Our View: Days of infamy too soon fade away
"Do you know anything special about this day?"
A pair of News Tribune reporters fanned out into downtown Duluth 66 years ago today and repeatedly posed that question. A waitress recalled a first date, a Canadian visitor recounted his treacherous drive over icy highways to reach Duluth, and a mother of three apparently felt the query was a gag.
"She held her arms over her progeny, and the brood retreated up the street — sans answer," the newspaper reported the following morning.
The reporters pressed on.
"Two fellows, a young man and an older gentleman, were enjoying beverages in a hotel," they wrote. "The older man, when asked the question, said the date held no particular significance. The young man smiled brightly."
Finally. Someone was able to correctly identify the significance of the day, which was that it was the 10th anniversary of Japan's surprise attack on Pearl Harbor, the event that drew the U.S. into World War II, shattering our sense of invincibility. It was the day that would "live in infamy," as President Franklin D. Roosevelt so famously declared.
But just 10 years later, "infamy" already was being lost. Only eight of the 25 people personally polled by the News Tribune were able to accurately recall it as Pearl Harbor Day. And half of them were military members or veterans.
Imagine if such polling was conducted today.
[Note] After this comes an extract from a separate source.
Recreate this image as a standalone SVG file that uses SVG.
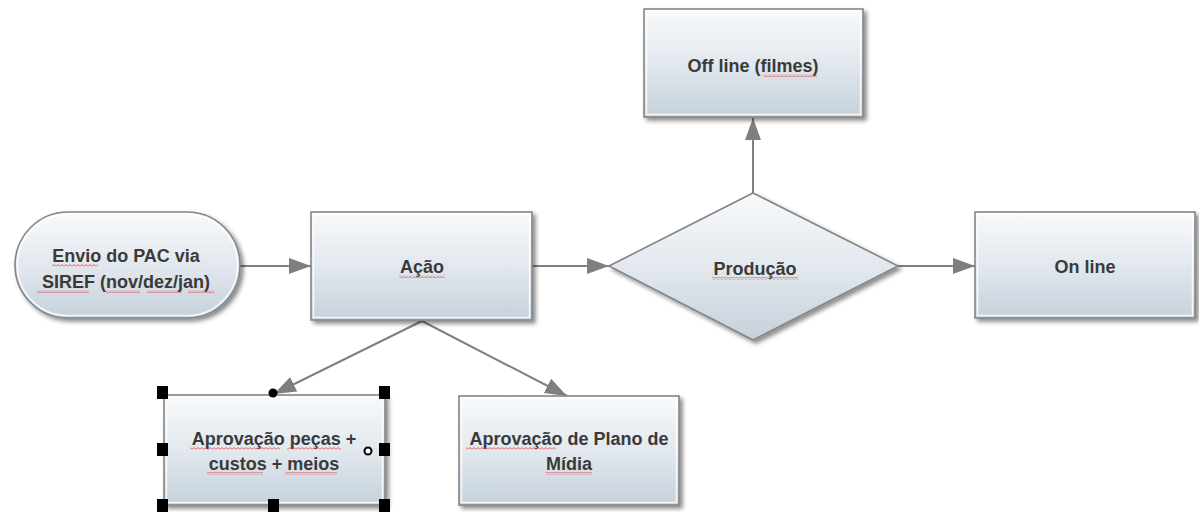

How long before anyone at all would correctly recall and provide an accurate response?
Oh, Duluth still holds an annual Pearl Harbor commemoration ceremony. Today's is at 11 a.m. in Paulucci Hall at the Duluth Entertainment Convention Center. Mayor Emily Larson is scheduled to be there. Few others will be.
Busy lives roll on. New moments of significance occur. Those who lived through and were affected by the horribleness of a significant event start dying off. And then keep dying off. And we forget. Or choose not to recall.
The attack on Pearl Harbor is far from alone in its unfortunate fade into history.
"Remember the Maine" was a rallying cry after the U.S. battleship Maine blew up in Havana harbor in 1898, helping to spark the Spanish-American war. Nobody remembers the Maine anymore.
Even the significance of Sept. 11, the Pearl Harbor of a new generation, is slipping away. Hundreds of us used to flock to Bayfront Festival Park and elsewhere during those first few anniversaries. No commemoration was even held last year in Duluth.
So why remember Pearl Harbor, especially now, more than three quarters of a century later?
Because the day continues to impact U.S. foreign policy, for one reason. For more than 70 years, that policy, at its core, has had as a goal preventing another Pearl Harbor, as the Gaston Gazette of Gaston County, N.C., argued in 2012. "Life would be forever different as a result" of Pearl Harbor, the paper said in an editorial.
Our global standing and how it shifted suddenly that Sunday morning in Hawaii, for another reason. "The attack," the Gazette stated, "sealed America's fate to be a global leader during World War II and beyond — a role this nation still plays."
The Times and Democrat of Orangeburg, S.C., went as far as to argue that Pearl Harbor made the U.S. the nation it is today — clearly another reason to never forget.
"Older people lament that younger generations do not and will not remember what happened that day," Orangeburg's 2010 editorial read. "But veterans expect media not to forget. ... So many Americans were lost that day and in the years after. They made possible the nation we take so for granted."
Only a few days had passed in December 1941 when "remember Pearl Harbor" first appeared in the New York Times, it reported in 2011. Barely a week passed before Hollywood registered the words as a movie title.
"There was something paradoxical in that instant call to remember," the Times opined. "It wasn't as if any American then living could forget. Certainly not those who were there, who smelled the blazing oil on the water, heard the shriek of sirens and planes, the frantic tapping of men trapped in the capsized Oklahoma. Certainly not those who heard the news that day of the lives lost and of world war.
"'Remember Pearl Harbor' was first a call to do battle, of course, to keep fresh the shock and rage and to summon the unity needed to win a long, exhausting war. Today, Japan is a democracy and a close ally — proof that extremism and historic grievances can be overcome," the editorial continued. "Remembering in this way — nurturing a flame, not a grudge — elevates both the memory and the rememberer."
So we can remember, too, that there's something special about this day. Just as the young man did while enjoying a beverage in a downtown Duluth hotel, his smile bright, 66 years ago today.
"I was at Pearl Harbor," he told the reporter.
We don't need to have been there to resist the fade into history of today's anniversary, to delay, for as long as possible, its status as just another historical footnote.